Le 19 mai 2017, un évènement significatif pour la sûreté a été déclaré à l’ASN suite au blocage d’un élément combustible usé dans sa hotte de manutention lors de son transfert dans la piscine du réacteur à haut flux de l’ILL : cet évènement mal géré par l’exploitant a fait apparaître qu’un certain nombre de risques n’étaient pas pris en compte dans la démonstration de sûreté de l’installation.
En outre, une inspection de l’ASN en date du 19 juillet 2017 a porté sur la vérification du respect des exigences règlementaires relatives aux modifications matérielles de l’exploitant. Les inspecteurs ont notamment vérifié les dispositions de l’article 26 du décret n° 2007-1557 du 2 novembre 2007 relatif aux installations nucléaires de base et au contrôle, en matière de sûreté nucléaire, du transport de substances radioactives et se sont intéressés à la manière dont l’exploitant préparait et réalisait les opérations de modifications. Les conclusions de l’inspection sont sans appel et ne sont pas satisfaisantes, au point que l’ILL a été mis en demeure par l’ASN de se conformer à la réglementation par décision n° 2018-DC-0623 du 6 février 2018 (sous 4 mois => 6 juin 2018).
Enfin, un autre rapport d’inspection de l’ASN en date 9 février 2018 a fait apparaître que les travaux de réfection de rétentions associées à des capacités d’entreposage d’acide nitrique, de potasse et d’effluents radioactifs n’avaient pas été réalisés selon les règles prévues par l’arrêté du 7 février 2012.
Il convient de noter également que l’article L. 125-17 du Code de l’environnement prévoit qu’une commission locale d’information (CLI) est instituée auprès de tout site comprenant une ou plusieurs installations nucléaires de base et que celle-ci doit organiser, au moins une fois par an, une réunion publique ouverte à tous. Or, il semble qu’une telle réunion n’ait jamais été organisée concernant la CLI ILL-CEA.
Précisons également que cette dernière semble également faire fi du décret n° 2008-251 du 12 mars 2008 qui prévoit notamment que la commission locale d’information doit être réunie en séance plénière, sur convocation de son président, au moins deux fois par an et qu’un rapport d’activité doit être fait chaque année et rendu public.

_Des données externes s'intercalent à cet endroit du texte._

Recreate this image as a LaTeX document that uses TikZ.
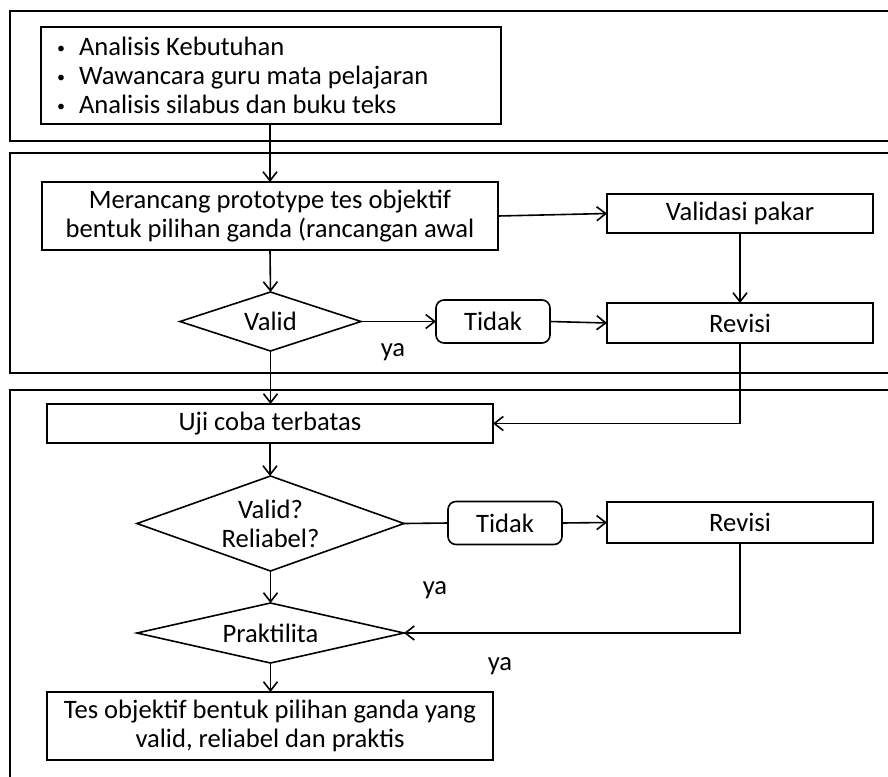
\documentclass[tikz,border=0pt]{standalone}
\usepackage{fontspec}
\setmainfont{Carlito}
\usetikzlibrary{arrows.meta,shapes.geometric}

\newcommand{\dotitem}{\makebox[11pt][l]{\raisebox{0.15ex}{\footnotesize\textbullet}}}

\begin{document}
\begin{tikzpicture}[x=0.5pt, y=-0.5pt, line width=0.8pt,
    every node/.style={font=\fontsize{13.3}{14.6}\selectfont, outer sep=0pt},
    box/.style={draw, rectangle, align=center, inner sep=0pt},
    ask/.style={draw, diamond, shape aspect=3, align=center, inner sep=0pt},
    nope/.style={draw, rectangle, rounded corners=4pt, minimum width=57pt, minimum height=21.5pt},
    arr/.style={-{Straight Barb[length=4.5pt, width=7pt]}}]
    \useasboundingbox (0,0) rectangle (888,776);
    \clip (0,0) rectangle (888,776);

    % Frames
    \draw[line width=1.2pt] (10,11) rectangle (900,141);
    \draw[line width=1.2pt] (10,153) rectangle (900,373);
    \draw[line width=1.2pt] (10,390) rectangle (900,800);

    % Needs analysis
    \node[box, text width=214pt, align=flush left, inner xsep=8pt, minimum height=48.5pt] (needs) at (271,75.5)
        {\dotitem Analisis Kebutuhan\\
         \dotitem Wawancara guru mata pelajaran\\
         \dotitem Analisis silabus dan buku teks};

    % Design and expert validation
    \node[box, minimum width=228pt, minimum height=34pt] (design) at (270,216) {Merancang prototype tes objektif\\bentuk pilihan ganda (rancangan awal};
    \node[box, minimum width=133pt, minimum height=19.5pt] (expert) at (740,213.5) {Validasi pakar};
    \node[ask, minimum width=90.5pt, minimum height=29.5pt] (valid) at (270.5,321.5) {Valid};
    \node[nope] (no1) at (493,321.5) {Tidak};
    \node[box, minimum width=133pt, minimum height=20pt] (rev1) at (740,323) {Revisi};
    \node (yes1) at (393,352) {ya};

    % Limited trial
    \node[box, minimum width=223pt, minimum height=19.5pt] (trial) at (270,423.5) {Uji coba terbatas};
    \node[ask, minimum width=133.5pt, minimum height=47.5pt] (valrel) at (270.5,523.5) {Valid?\\Reliabel?};
    \node[nope] (no2) at (505,523) {Tidak};
    \node[box, minimum width=133pt, minimum height=20.5pt] (rev2) at (740,522.5) {Revisi};
    \node (yes2) at (435,590) {ya};
    \node[ask, minimum width=133.5pt, minimum height=30pt] (prak) at (270.5,633) {Praktilita};
    \node (yes3) at (500,666) {ya};
    \node[box, minimum width=223pt, minimum height=34pt] (final) at (270,726) {Tes objektif bentuk pilihan ganda yang\\valid, reliabel dan praktis};

    % Arrows
    \draw[arr] (needs.south -| design.north) -- (design.north);
    \draw[arr] (design.east) -- (expert.west);
    \draw[arr] (design.south) -- (valid.north);
    \draw[arr] (expert.south) -- (rev1.north);
    \draw[arr] (valid.east) -- (no1.west);
    \draw[arr] (no1.east) -- (rev1.west);
    \draw[arr] (valid.south) -- (trial.north -| valid.south);
    \draw[arr] (rev1.south) |- (trial.east);
    \draw[arr] (trial.south) -- (valrel.north -| trial.south);
    \draw (valrel.east) -- (no2.west);
    \draw[arr] (no2.east) -- (rev2.west);
    \draw[arr] (valrel.south) -- (prak.north);
    \draw[arr] (rev2.south) |- (prak.east);
    \draw[arr] (prak.south) -- (final.north -| prak.south);

\end{tikzpicture}
\end{document}
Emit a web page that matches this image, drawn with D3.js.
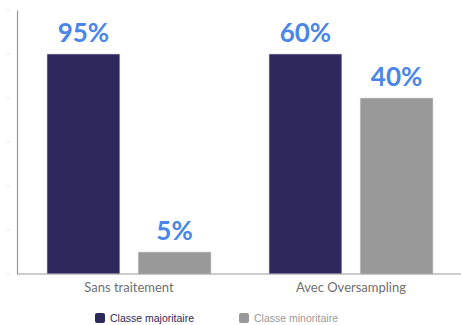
<!DOCTYPE html>
<html>
<head>
<meta charset="utf-8">
<script src="https://cdn.jsdelivr.net/npm/d3@7"></script>
<style>
  html, body { margin: 0; padding: 0; background: #fff; }
  svg { display: block; }
</style>
</head>
<body>
<svg id="chart" width="461" height="325"></svg>
<script>
// Répartition des classes avant / après oversampling
const categories = ["Sans traitement", "Avec Oversampling"];
const seriesNames = ["Classe majoritaire", "Classe minoritaire"];
const majorityValues = [95, 60];
const minorityValues = [5, 40];
const seriesColors = ["#2e295c", "#999999"];

const width = 461, height = 325;
const margin = { left: 18, right: -1, top: 10, bottom: 51 };
const baseY = height - margin.bottom;

const svg = d3.select("#chart");

const x0 = d3.scaleBand()
  .domain(categories)
  .range([margin.left, width - margin.right])
  .paddingInner(0)
  .paddingOuter(0);

const x1 = d3.scaleBand()
  .domain(seriesNames)
  .range([29, x0.bandwidth() - 29])
  .paddingInner(0.2);

// Axis scale spans the whole plot height; bar scale is capped at 50 %
const yAxisScale = d3.scaleLinear().domain([0, 60]).range([baseY, margin.top]);
const y = d3.scaleLinear().domain([0, 50]).range([baseY, yAxisScale(50)]).clamp(true);

// left axis: faint tick marks, no labels
const axis = svg.append("g")
  .attr("transform", `translate(${margin.left - 1},0)`)
  .call(d3.axisLeft(yAxisScale).tickValues(d3.range(0, 61, 10)).tickSize(0).tickFormat(""));
axis.select(".domain").attr("stroke", "#9a9a9a").attr("stroke-width", 1.2);

svg.append("g")
  .selectAll("line")
  .data(d3.range(0, 61, 10))
  .join("line")
  .attr("x1", 7).attr("x2", 10)
  .attr("y1", d => yAxisScale(d)).attr("y2", d => yAxisScale(d))
  .attr("stroke", "#e2e2e2").attr("stroke-width", 1);

const rows = categories.map((c, i) => ({
  category: c,
  values: [
    { series: seriesNames[0], value: majorityValues[i] },
    { series: seriesNames[1], value: minorityValues[i] }
  ]
}));

const groups = svg.append("g")
  .selectAll("g")
  .data(rows)
  .join("g")
  .attr("transform", d => `translate(${x0(d.category)},0)`);

groups.selectAll("rect")
  .data(d => d.values)
  .join("rect")
  .attr("x", d => x1(d.series))
  .attr("width", x1.bandwidth())
  .attr("y", d => y(d.value))
  .attr("height", d => baseY - y(d.value))
  .attr("fill", (d, i) => seriesColors[i])
  .attr("stroke", "#d8d8e0")
  .attr("stroke-width", 0.6);

groups.selectAll("text.value")
  .data(d => d.values)
  .join("text")
  .attr("class", "value")
  .attr("x", d => x1(d.series) + x1.bandwidth() / 2)
  .attr("y", d => y(d.value) - 12)
  .attr("text-anchor", "middle")
  .attr("font-family", "Lato, 'Open Sans', sans-serif")
  .attr("font-weight", "bold")
  .attr("font-size", 26)
  .attr("fill", "#4a86e8")
  .text(d => d.value + "%");

// baseline
svg.append("line")
  .attr("x1", margin.left - 1).attr("x2", width)
  .attr("y1", baseY).attr("y2", baseY)
  .attr("stroke", "#9a9a9a").attr("stroke-width", 1.2);

// category labels
svg.append("g")
  .selectAll("text")
  .data(categories)
  .join("text")
  .attr("x", d => x0(d) + x0.bandwidth() / 2)
  .attr("y", baseY + 18)
  .attr("text-anchor", "middle")
  .attr("font-family", "Lato, sans-serif")
  .attr("font-size", 13)
  .attr("fill", "#707070")
  .text(d => d);

// legend
const legendX = [95, 239];
const legendTextColors = ["#2e295c", "#999999"];
const legend = svg.append("g")
  .selectAll("g")
  .data(seriesNames)
  .join("g")
  .attr("transform", (d, i) => `translate(${legendX[i]},313)`);

legend.append("rect")
  .attr("width", 10).attr("height", 10).attr("rx", 2)
  .attr("fill", (d, i) => seriesColors[i]);

legend.append("text")
  .attr("x", 15).attr("y", 9)
  .attr("font-family", "'Liberation Sans', Arial, sans-serif")
  .attr("font-size", 10.5)
  .attr("fill", (d, i) => legendTextColors[i])
  .text(d => d);
</script>
</body>
</html>
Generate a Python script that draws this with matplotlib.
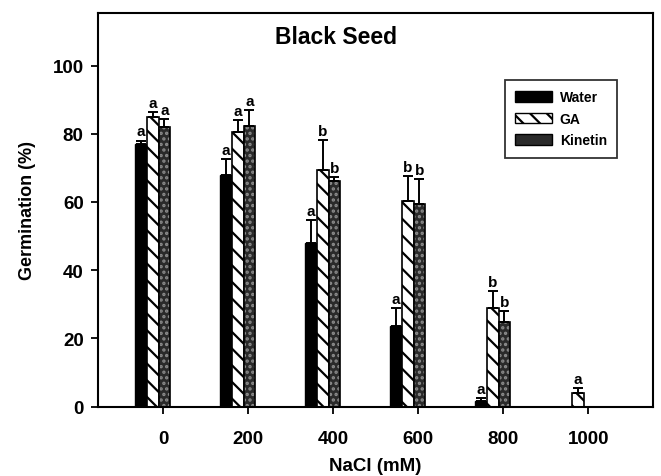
import numpy as np
import matplotlib
matplotlib.use("Agg")
import matplotlib.pyplot as plt
from matplotlib.patches import Patch

plt.rcParams['font.family'] = ['Liberation Sans', 'DejaVu Sans']
plt.rcParams['font.weight'] = 'bold'
plt.rcParams['hatch.linewidth'] = 1.6

categories = ['0', '200', '400', '600', '800', '1000']
water = [77.0, 68.0, 48.0, 23.5, 1.5, 0.0]
water_err = [1.0, 4.7, 6.6, 5.5, 1.1, 0.0]
ga = [85.0, 80.4, 69.3, 60.4, 28.9, 4.1]
ga_err = [1.3, 3.6, 8.8, 7.2, 5.1, 1.2]
kinetin = [82.1, 82.3, 66.2, 59.4, 24.8, 0.0]
kinetin_err = [2.3, 4.6, 1.0, 7.4, 3.1, 0.0]
water_letters = ['a', 'a', 'a', 'a', 'a', '']
ga_letters = ['a', 'a', 'b', 'b', 'b', 'a']
kinetin_letters = ['a', 'a', 'b', 'b', 'b', '']

fig = plt.figure(figsize=(6.61, 4.77), dpi=100)
ax = fig.add_axes([98/661, 1-407.5/477, (653-98)/661, (407.5-14)/477])

x = np.arange(len(categories))
w = 0.137
shift = -0.125
pos_w = x + shift - w
pos_g = x + shift
pos_k = x + shift + w

KIN_FACE = '#2a2a2a'
KIN_DOT = '#8c8c8c'

# Water
ax.bar(pos_w, water, width=w, color='black', edgecolor='black', linewidth=1)
# GA
ax.bar(pos_g, ga, width=w, color='white', edgecolor='black', hatch='\\\\', linewidth=1.2)
# Kinetin: stippled
ax.bar(pos_k, kinetin, width=w, color=KIN_FACE, edgecolor=KIN_DOT, hatch='...', linewidth=0)
ax.bar(pos_k, kinetin, width=w, fill=False, edgecolor='black', linewidth=1.2)

for pos, vals, errs, letters in [(pos_w, water, water_err, water_letters),
                                 (pos_g, ga, ga_err, ga_letters),
                                 (pos_k, kinetin, kinetin_err, kinetin_letters)]:
    for p, v, e, l in zip(pos, vals, errs, letters):
        if e > 0:
            ax.errorbar(p, v, yerr=[[0], [e]], fmt='none', ecolor='black',
                        elinewidth=1.4, capsize=3.5, capthick=1.4)
        if l:
            ax.text(p, v + e + 0.6, l, ha='center', va='bottom', fontsize=11,
                    fontweight='bold')

ax.set_xlim(-0.77, 5.76)
ax.set_ylim(0, 115.4)
ax.set_xticks(x)
ax.set_xticklabels(categories)
ax.set_yticks([0, 20, 40, 60, 80, 100])
ax.tick_params(axis='both', direction='out', labelsize=13.5, width=1.3, colors='black')
ax.tick_params(axis='y', length=5.3, pad=5)
ax.tick_params(axis='x', length=5, pad=12)
for s in ax.spines.values():
    s.set_linewidth(1.5)

ax.set_xlabel('NaCl (mM)', fontsize=13.5, fontweight='bold', labelpad=7)
ax.set_ylabel('Germination (%)', fontsize=13, fontweight='bold', labelpad=12)

fig.text(336/661, 1-37/477, 'Black Seed', fontsize=16.5, fontweight='bold',
         ha='center', va='center')

handles = [Patch(facecolor='black', edgecolor='black', label='Water'),
           Patch(facecolor='white', edgecolor='black', hatch='\\\\', label='GA'),
           Patch(facecolor=KIN_FACE, edgecolor='black', label='Kinetin')]
leg = fig.legend(handles=handles, loc='upper left', bbox_to_anchor=(505/661, 1-80.7/477),
                 prop={'size': 10, 'weight': 'bold'}, frameon=True, fancybox=False,
                 edgecolor='black', handlelength=2.6, handleheight=0.8, handletextpad=0.6,
                 labelspacing=0.55, borderpad=0.75, borderaxespad=0)
leg.get_frame().set_linewidth(1.3)

fig.savefig('out.png', dpi=100)
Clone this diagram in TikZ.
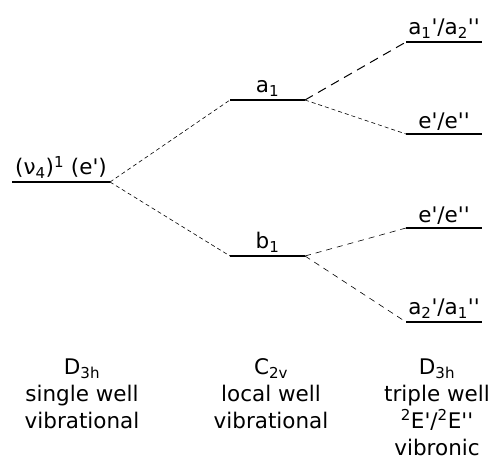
\documentclass[tikz,border=0pt]{standalone}
\usepackage{fontspec}
\setmainfont{DejaVu Sans}[Ligatures=TeXOff]
\begin{document}
\begin{tikzpicture}[x=1pt, y=-1pt,
    level/.style={line width=2.8pt},
    link/.style={line width=0.6pt, dash pattern=on 4pt off 3pt},
    linkwide/.style={line width=1pt, dash pattern=on 9pt off 6pt},
    lbl/.style={above=1pt, inner sep=1pt, font=\fontsize{21.5}{24}\selectfont},
    col/.style={align=center, font=\fontsize{21.5}{27}\selectfont}]

            \useasboundingbox (0,0) rectangle (494,462);

            % Draw the D3h single well level
            \draw[level] (12,182) coordinate (gL) -- (110,182) coordinate (gR)
                node[lbl, midway] (gT) {(ν\textsubscript{4})\textsuperscript{1} (e')};

            % Draw the C2v levels
            \draw[level] (230,100) coordinate (aL) -- (305,100) coordinate (aR)
                node[lbl, midway] (aT) {a\textsubscript{1}};
            \draw[level] (230,256) coordinate (bL) -- (305,256) coordinate (bR)
                node[lbl, midway] (bT) {b\textsubscript{1}};

            % Draw the triple well levels
            \draw[level] (406,42) coordinate (r1L) -- (482,42) coordinate (r1R)
                node[lbl, midway] (r1T) {a\textsubscript{1}'/a\textsubscript{2}''};
            \draw[level] (406,134) coordinate (r2L) -- (482,134) coordinate (r2R)
                node[lbl, midway] (r2T) {e'/e''};
            \draw[level] (406,228) coordinate (r3L) -- (482,228) coordinate (r3R)
                node[lbl, midway] (r3T) {e'/e''};
            \draw[level] (406,322) coordinate (r4L) -- (482,322) coordinate (r4R)
                node[lbl, midway] (r4T) {a\textsubscript{2}'/a\textsubscript{1}''};

            % Correlation lines
            \draw[link] (gR) -- (aL);
            \draw[link] (gR) -- (bL);
            \draw[linkwide] (aR) -- (r1L);
            \draw[link] (aR) -- (r2L);
            \draw[link, dash pattern=on 6pt off 5pt] (bR) -- (r3L);
            \draw[link, dash pattern=on 6pt off 5pt] (bR) -- (r4L);

            % Column captions
            \node[col, anchor=north] (c1) at (82,355)
                {D\textsubscript{3h}\\single well\\vibrational};
            \node[col, anchor=north] (c2) at (271,355)
                {C\textsubscript{2v}\\local well\\vibrational};
            \node[col, anchor=north] (c3) at (437,355)
                {D\textsubscript{3h}\\triple well\\\textsuperscript{2}E'/\textsuperscript{2}E''\\vibronic};

        \end{tikzpicture}
\end{document}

Le 30 mars 2018, les associations Réseau "Sortir du nucléaire" et Sortir du Nucléaire Isère ont donc porté plainte contre l’Institut Laue Langevin (ILL), exploitant personne morale du réacteur à haut flux (RHF) situé à Grenoble, et contre Helmut Schober, directeur personne physique de l’ILL, pour exploitation de l’installation en violation du Code de l’environnement et de la réglementation relative aux installations nucléaires de base."